In some people even exercise can trigger a severe reaction — either on its own or in combination with other factors such as food or drugs (e.g. aspirin).

What are the symptoms of a severe allergic reaction?

  • generalised flushing of the skin
  • nettle rash anywhere on the body (hives)
  • sense of impending doom
  • abdominal pain, nausea and vomiting
  • sudden feeling of weakness (caused by a sudden drop in blood pressure)
  • swelling of throat and mouth
  • swollen eyes, lips, hands and feet
  • difficulty in swallowing or speaking
  • alterations in heart rate
  • severe asthma
  • wheezing
  • collapse and unconsciousness

It is important to note that a person would not necessarily experience all of these symptoms in the same episode.


What do you do if someone (or myself) shows signs of Anaphylaxis

Any severe reaction should be treated as potential Anaphylaxis and therefore a medical emergency.  Dial 999 and if available (and you have been trained in its use) administer a shot of adrenaline as soon as possible.

What is the treatment for a severe reaction?

Adrenaline auto-injectors are prescribed for those believed to be at risk. Adrenaline (also referred to as Epinephrine) works quickly to constrict blood vessels.  The injection then begins to relax the smooth muscles in the lungs whilst stimulating the heartbeat.  It also helps to stop swelling around the face and lips.

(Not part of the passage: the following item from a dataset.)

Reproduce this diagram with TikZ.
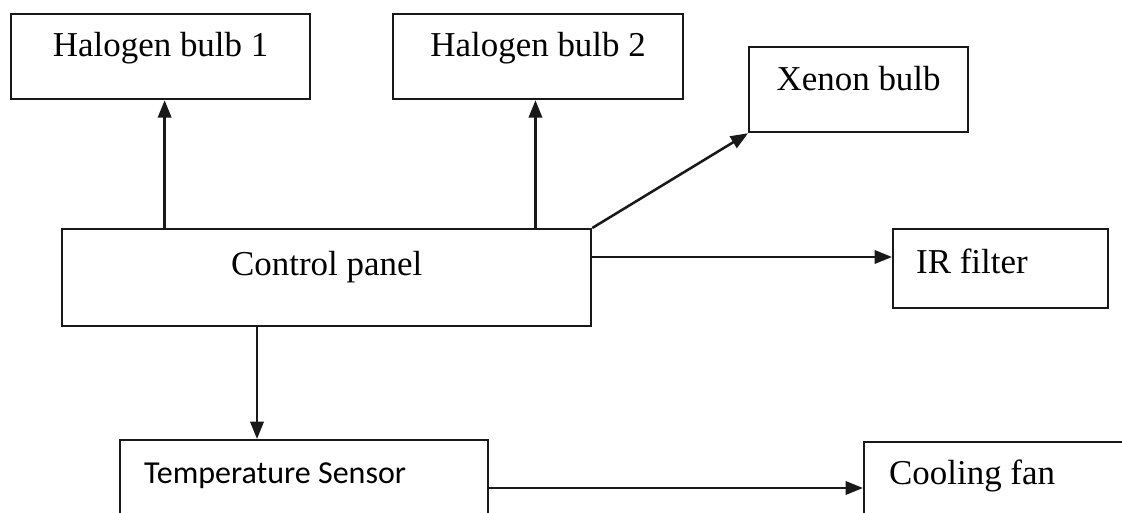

People with a history of anaphylaxis will have an auto-injector readily available.  The device is injected into their outer thigh and held in place for 10 seconds.  There are three different kinds of auto-injector. These are;

  1. Jext
  2. EpiPen
  3. Emerade

Each type is slightly different and if you are to administer one you should make sure you know how to use the auto-injector correctly.  The NHS offers a “trainer” kit to those at risk so that they can practice giving themselves or their child injections.

TutorCare offer a course on Anaphylaxis First Aid Training

The course is aimed at anyone who may need training relating the treatment of allergic reactions.  It is highly recommended that anyone working in the childcare sector take such a course but it is also suitable to those assigned as the designated workplace first aiders.  The course deals with the prevention, recognition of symptoms and the treatment of such reactions.  It also deals with the correct use of auto-injectors and CPR.

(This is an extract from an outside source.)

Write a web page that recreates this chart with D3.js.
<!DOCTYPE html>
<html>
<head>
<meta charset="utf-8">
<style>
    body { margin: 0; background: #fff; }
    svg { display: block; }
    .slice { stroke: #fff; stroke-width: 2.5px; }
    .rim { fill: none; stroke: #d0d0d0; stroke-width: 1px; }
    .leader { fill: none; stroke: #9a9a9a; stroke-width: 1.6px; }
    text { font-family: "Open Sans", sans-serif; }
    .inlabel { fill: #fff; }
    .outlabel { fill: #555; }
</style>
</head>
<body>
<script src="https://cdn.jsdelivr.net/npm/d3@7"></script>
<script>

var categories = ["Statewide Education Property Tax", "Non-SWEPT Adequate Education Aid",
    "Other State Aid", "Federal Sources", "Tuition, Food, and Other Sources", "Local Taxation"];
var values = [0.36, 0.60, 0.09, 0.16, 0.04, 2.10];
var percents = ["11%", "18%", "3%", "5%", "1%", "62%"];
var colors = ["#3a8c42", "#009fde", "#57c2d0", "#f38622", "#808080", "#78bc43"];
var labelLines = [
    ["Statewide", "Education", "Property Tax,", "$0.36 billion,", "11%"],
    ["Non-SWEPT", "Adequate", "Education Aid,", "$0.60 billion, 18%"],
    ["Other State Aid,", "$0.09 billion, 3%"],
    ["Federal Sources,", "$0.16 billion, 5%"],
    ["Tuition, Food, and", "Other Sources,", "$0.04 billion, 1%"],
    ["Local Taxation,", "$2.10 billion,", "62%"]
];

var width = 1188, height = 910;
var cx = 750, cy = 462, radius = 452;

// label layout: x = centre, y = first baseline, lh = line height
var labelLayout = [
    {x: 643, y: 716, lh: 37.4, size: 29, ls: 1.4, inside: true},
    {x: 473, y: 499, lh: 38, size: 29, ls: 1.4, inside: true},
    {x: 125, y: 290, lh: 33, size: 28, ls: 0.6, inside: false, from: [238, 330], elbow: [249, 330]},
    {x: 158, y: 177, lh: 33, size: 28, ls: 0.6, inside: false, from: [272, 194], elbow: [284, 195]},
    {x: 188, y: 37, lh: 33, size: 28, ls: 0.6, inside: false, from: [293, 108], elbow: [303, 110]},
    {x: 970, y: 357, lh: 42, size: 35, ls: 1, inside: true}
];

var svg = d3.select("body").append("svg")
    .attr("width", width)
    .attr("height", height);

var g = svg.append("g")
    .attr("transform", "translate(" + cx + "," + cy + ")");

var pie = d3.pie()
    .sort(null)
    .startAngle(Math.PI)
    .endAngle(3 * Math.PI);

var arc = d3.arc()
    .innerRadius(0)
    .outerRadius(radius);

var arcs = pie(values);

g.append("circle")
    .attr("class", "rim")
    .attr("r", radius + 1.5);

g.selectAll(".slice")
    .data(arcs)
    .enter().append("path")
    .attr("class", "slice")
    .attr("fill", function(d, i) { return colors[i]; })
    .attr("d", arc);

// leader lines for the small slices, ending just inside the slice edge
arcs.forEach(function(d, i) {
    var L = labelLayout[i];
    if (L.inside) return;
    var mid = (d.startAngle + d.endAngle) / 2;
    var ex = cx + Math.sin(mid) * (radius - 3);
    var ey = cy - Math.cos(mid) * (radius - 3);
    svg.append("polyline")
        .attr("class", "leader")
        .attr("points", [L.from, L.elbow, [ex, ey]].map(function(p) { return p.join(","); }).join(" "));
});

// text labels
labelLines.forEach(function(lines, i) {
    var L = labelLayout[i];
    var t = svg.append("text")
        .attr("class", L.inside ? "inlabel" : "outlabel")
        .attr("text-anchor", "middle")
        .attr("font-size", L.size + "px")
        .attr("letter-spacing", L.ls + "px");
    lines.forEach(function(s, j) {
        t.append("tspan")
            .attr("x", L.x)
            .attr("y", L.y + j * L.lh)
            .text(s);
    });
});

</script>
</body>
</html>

Who is at risk from anaphylaxis?

If a patient has suffered from a bad allergic reaction in the past, whatever the cause, then any future reaction is also likely to be as severe if not worse. If a significant reaction to a tiny dose does occur, or a reaction has occurred on contact with skin, this might also be a sign that a larger dose may trigger an extreme reaction. Those with asthma as well as allergies are recommended to be seen by an allergy specialist because asthma can mean they are more at risk. If you are concerned speak to a GP. Where there is a chance of an allergy being severe, the GP would normally refer the patient to an NHS allergy clinic.